Akan tetapi keadaannya berbeda pada masa modern, dimana tingkatan
sosial seperti pada masa kerajaan yang disebut “kasta” sudah tidak lagi
eksis. Kalaupun ada tingkatan sosial kini tidak lagi berdasarkan “kasta”
atau kebangsawanan yang dimiliki oleh seseorang, akan tetapi kemapanan
ekonomi kini menjadi penanda bagi status seseorang. Artinya tarap
ekonomi yang dimiliki seseorang dapat membedakan posisi mereka dari
orang lain, secara sederhana kekuasan sekarang ditentukan oleh kemampuan
ekonomi yang dimiliki seseorang. Dalam sistem masyarakat modern
kondisinya telah berubah kaum elit yang dulunya ditempati oleh kaum
bangsawan (ningrat), sekarang digantikan kalangan konglomerat (pemilik
modal). Kondisi ini membawa dampak bagi pada posisi kriya, karena kini
kriya mulai kehilangan struktur sosial yang menopang eksistensinya
seperti pada masa lalu.
Situasi ini menjadikan kriya tidak lagi menjadi seni yang spesial
karena posisi terhormatnya di masa lalu kini sudah terancam tidak eksis
lagi, kriya kini menjadi sebuah artefak warisan masa lalu. Terlebih lagi
dalam industri budaya seperti sekarang kedudukan kriya kini tidak lebih
sebagai obyek pasar, yang diproduksi secara masal dan diperjualbelikan
demi kepentingan ekonomi. Kriya kini mengalami desakralisasi dari posisi
yang terhormat di masa lalu, yang adiluhung merupakan artefak yang
tetap dihormati namun sekaligus juga direduksi dan diproduksi secara
terus-menerus.
Kehadiran kriya pada jenjang pendidikan adalah sebuah upaya
mengangkat kriya dari hanya sebagai artefak, untuk menjadikannya sebagai
seni yang masih bisa eksis dan terhormat sekaligus mampu menyesuaikan
diri dengan perkembangan jaman. Inilah tugas berat insan kriya kini.

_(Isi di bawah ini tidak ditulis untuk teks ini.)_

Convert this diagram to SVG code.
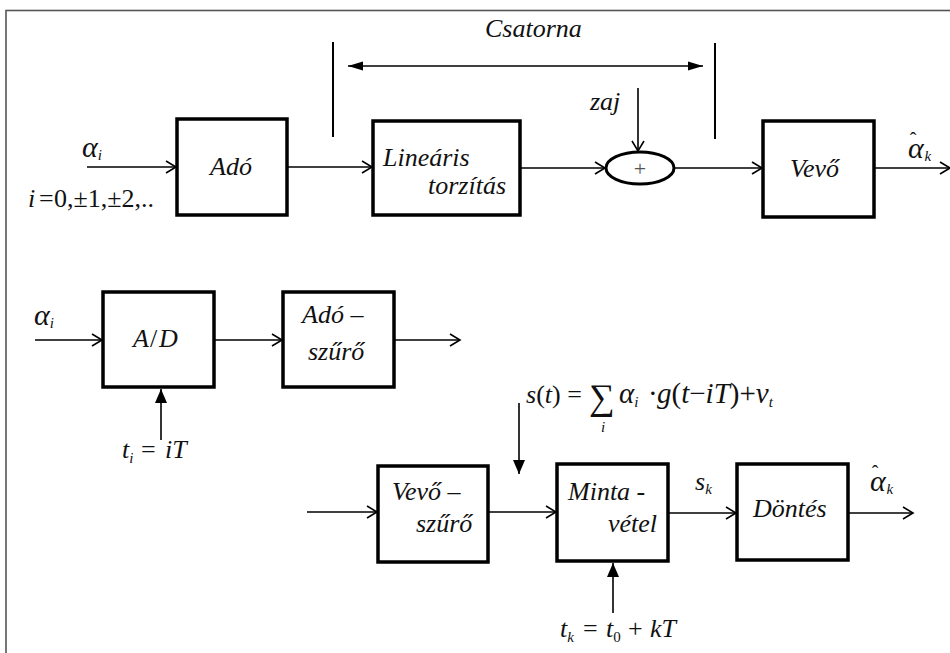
<svg xmlns="http://www.w3.org/2000/svg" width="950" height="653" viewBox="0 0 950 653" font-family="Liberation Serif, Times New Roman, serif">
<style>
.box{fill:#fff;stroke:#000;stroke-width:3.5}
.ln{fill:none;stroke:#000;stroke-width:1.6}
.bar{fill:none;stroke:#000;stroke-width:2}
.t{font-style:italic;font-size:26px;fill:#111}
.u{font-style:normal}
.sub{font-size:15px}
</style>
<defs>
<marker id="open" markerUnits="userSpaceOnUse" markerWidth="14" markerHeight="14" refX="11" refY="7" orient="auto">
<path d="M1,1 L11,7 L1,13" fill="none" stroke="#000" stroke-width="1.6"/>
</marker>
<marker id="fill" markerUnits="userSpaceOnUse" markerWidth="14" markerHeight="12" refX="14" refY="6" orient="auto">
<path d="M0,0 L14,6 L0,12 z" fill="#000"/>
</marker>
<marker id="fillw" markerUnits="userSpaceOnUse" markerWidth="15" markerHeight="10" refX="15" refY="5" orient="auto-start-reverse">
<path d="M0,0.5 L15,5 L0,9.5 z" fill="#000"/>
</marker>
</defs>
<rect x="6" y="10.5" width="960" height="660" fill="none" stroke="#555" stroke-width="1.6"/>

<g id="connectors">
<line class="ln" x1="87" y1="167" x2="176" y2="167" marker-end="url(#open)"/>
<line class="ln" x1="288" y1="167" x2="372" y2="167" marker-end="url(#open)"/>
<line class="ln" x1="521" y1="168" x2="605" y2="168" marker-end="url(#open)"/>
<line class="ln" x1="638" y1="88" x2="638" y2="151" marker-end="url(#open)"/>
<line class="ln" x1="674" y1="168" x2="762" y2="168" marker-end="url(#open)"/>
<line class="ln" x1="875" y1="168" x2="950" y2="168" marker-end="url(#open)"/>
<line class="bar" x1="333" y1="42" x2="333" y2="137"/>
<line class="bar" x1="715" y1="43" x2="715" y2="139"/>
<line class="ln" x1="348" y1="66" x2="703" y2="66" marker-start="url(#fillw)" marker-end="url(#fillw)"/>
<line class="ln" x1="35" y1="340" x2="102" y2="340" marker-end="url(#open)"/>
<line class="ln" x1="215" y1="340" x2="282" y2="340" marker-end="url(#open)"/>
<line class="ln" x1="395" y1="340" x2="460" y2="340" marker-end="url(#open)"/>
<line class="ln" x1="161" y1="440" x2="161" y2="389" marker-end="url(#fill)"/>
<line class="ln" x1="307" y1="512" x2="377" y2="512" marker-end="url(#open)"/>
<line class="ln" x1="489" y1="512" x2="556" y2="512" marker-end="url(#open)"/>
<line class="ln" x1="519" y1="403" x2="519" y2="474" marker-end="url(#fill)"/>
<line class="ln" x1="669" y1="513" x2="736" y2="513" marker-end="url(#open)"/>
<line class="ln" x1="849" y1="513" x2="913" y2="513" marker-end="url(#open)"/>
<line class="ln" x1="613" y1="613" x2="613" y2="563" marker-end="url(#fill)"/>
</g>

<g id="ado">
<rect class="box" x="177" y="119" width="110" height="96"/>
<text class="t" x="231" y="175" text-anchor="middle">Adó</text>
</g>
<g id="linearis">
<rect class="box" x="373" y="121" width="147" height="94"/>
<text class="t" x="383" y="166">Lineáris</text>
<text class="t" x="428" y="194">torzítás</text>
</g>
<g id="osszeg">
<ellipse cx="640" cy="168" rx="34" ry="16" fill="#fff" stroke="#000" stroke-width="3"/>
<text class="t u" x="640" y="176" text-anchor="middle" style="font-size:22px;fill:#555">+</text>
</g>
<g id="vevo">
<rect class="box" x="763" y="121" width="111" height="96"/>
<text class="t" x="790" y="177">Vevő</text>
</g>
<g id="ad">
<rect class="box" x="103" y="292" width="111" height="95"/>
<text class="t" y="347"><tspan x="133">A</tspan><tspan class="u" x="150">/</tspan><tspan x="159">D</tspan></text>
</g>
<g id="adoszuro">
<rect class="box" x="283" y="292" width="111" height="95"/>
<text class="t" x="302" y="323">Adó –</text>
<text class="t" x="308" y="360">szűrő</text>
</g>
<g id="vevoszuro">
<rect class="box" x="378" y="466" width="110" height="96"/>
<text class="t" x="392" y="500">Vevő –</text>
<text class="t" x="416" y="532">szűrő</text>
</g>
<g id="mintavetel">
<rect class="box" x="557" y="464" width="111" height="97"/>
<text class="t" x="568" y="500">Minta -</text>
<text class="t" x="608" y="532">vétel</text>
</g>
<g id="dontes">
<rect class="box" x="737" y="464" width="111" height="96"/>
<text class="t" x="753" y="517">Döntés</text>
</g>

<g id="labels">
<text class="t" x="485" y="37">Csatorna</text>
<text class="t" x="590" y="110">zaj</text>
<text class="t" x="82" y="157" style="font-size:30px">α<tspan class="sub" dy="3">i</tspan></text>
<text class="t" y="207"><tspan x="28">i</tspan><tspan class="u" x="39">=</tspan><tspan class="u" x="54">0,±1,±2,..</tspan></text>
<text class="t" x="908" y="158" style="font-size:30px">α<tspan class="u" dx="-14" dy="-11" style="font-size:20px">ˆ</tspan><tspan class="sub" dx="8" dy="14">k</tspan></text>
<text class="t" x="34" y="325" style="font-size:30px">α<tspan class="sub" dy="3">i</tspan></text>
<text class="t" y="458"><tspan x="122">t</tspan><tspan class="sub" dy="5">i</tspan><tspan class="u" x="141" dy="-5">=</tspan><tspan x="165">iT</tspan></text>
<text class="t" y="403"><tspan x="526">s</tspan><tspan class="u">(</tspan>t<tspan class="u">) =</tspan></text>
<text class="t u" x="589" y="409" style="font-size:36px">∑</text>
<text class="t sub" x="601" y="432">i</text>
<text class="t" y="403" style="font-size:29px"><tspan x="619">α</tspan><tspan class="sub" dy="4">i</tspan><tspan class="u" x="648" dy="-4">·</tspan><tspan x="657">g</tspan><tspan class="u">(</tspan>t<tspan class="u">−</tspan>iT<tspan class="u">)+</tspan>ν<tspan class="sub" dy="4">t</tspan></text>
<text class="t" x="695" y="490">s<tspan class="sub" dy="4">k</tspan></text>
<text class="t" x="870" y="491" style="font-size:30px">α<tspan class="u" dx="-14" dy="-11" style="font-size:20px">ˆ</tspan><tspan class="sub" dx="8" dy="14">k</tspan></text>
<text class="t" y="637"><tspan x="560">t</tspan><tspan class="sub" dy="5">k</tspan><tspan class="u" x="583" dy="-5">=</tspan><tspan x="606">t</tspan><tspan class="sub u" dy="5">0</tspan><tspan class="u" x="628" dy="-5">+</tspan><tspan x="650">kT</tspan></text>
</g>
</svg>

Dalam perkembangan selanjutnya sejalan dengan perkembangan jaman, konsep
kriyapun terus berkembang. Perubahan senantiasa menyertai setiap gerak
laju perkembangan zaman, praktek seni kriya yang pada awalnya sarat
dengan nilai fungsional, kini dalam prakteknya khususnya di akademis
seni kriya mengalami pergeseran orientasi penciptaan. Kriya kini
menjelma menjadi hanya pajangan semata dengan kata lain semata-mata seni
untuk seni. Pergerakan ini kemudian melahirkan kategori-kategori dalam
tubuh kriya, kategori tersebut antara lain kriya seni, dan desain kriya.